Can anyone offer any advice of how they overcome this situation?

Thanks, J x

  • This can be a difficult one which people handle differently; it is always difficult though.  My neighbour couldn't face it for almost a year after her husband died but didn't want anyone else to do it.  When our father died some years ago, my sister and I had to do this job fairly early on as we both lived some distance away.  We just gritted our teeth and did it.  Is there anybody who can help you with this?  Alternatively just have a quiet word with your dad and say you would like a bit more time.   Some just do it quickly, puting things in bags as quickly as possible; others like to take time and linger over items with a particular significance.  A very sad task.  But don't take it on board by yourself and at this time if it is too much to face.  How would you feel if somebody else (a relative? a family friend?) did it for you.  Annie

  • Hi i think annies right i did opposit to your dad as we all grieve diffrently speaking as a dad if my doughter said she wasnt quite ready yet and asked me to wait a while longer i wouldnt mind at all .you could just suggest he does it slowly bit by bit so he doesnt throw somthing away he may regret later .clothes first maybe to charity a kindness always feels good .me when liz daughter took her clothes i cut the wardrobe up and threw it away not because of memorys but so no one else could use it but my liz .now ive started on small things and not rushing till ime ready hope that helps.paul ps you may feel like your throwing your mum away but there just clothes if your mum didnt need them anymore would she hang onto them .

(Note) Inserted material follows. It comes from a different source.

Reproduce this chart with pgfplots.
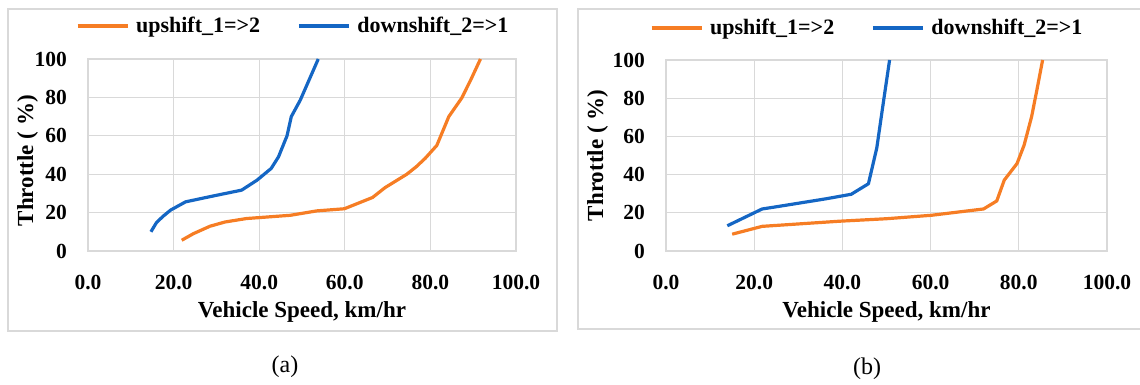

  • Thank you for your replies Paulus and AnnieLiz. I have spoken to him and we have agreed to start by doing one section at a time - together. We’re going to sort them into piles of Charity, Keep and Unsure - that way we can re-look through the unsure pile and we aren’t throwing away anything we will regret. :)

  • Hi, 

    Sorting out a loved ones possesions is very emotional. Like Annie, when my mother died I had to do it very quickly as the housing association gave me just a month which was difficult as I was working full time and I had to clear the whole houe, furniture as well. 

    When clearing mums things, I found I didnt know her quite as well as I though I did for she was far more sentimental than I had ever believed. Cards and little things I had made/given her over the years she had kept and several times I was moved to tears when I came across these items which obviously meant so much to her.So I am glad you are taking it slowly and that there are two of you doing it.

    Sending kind thoughts your way, Brian.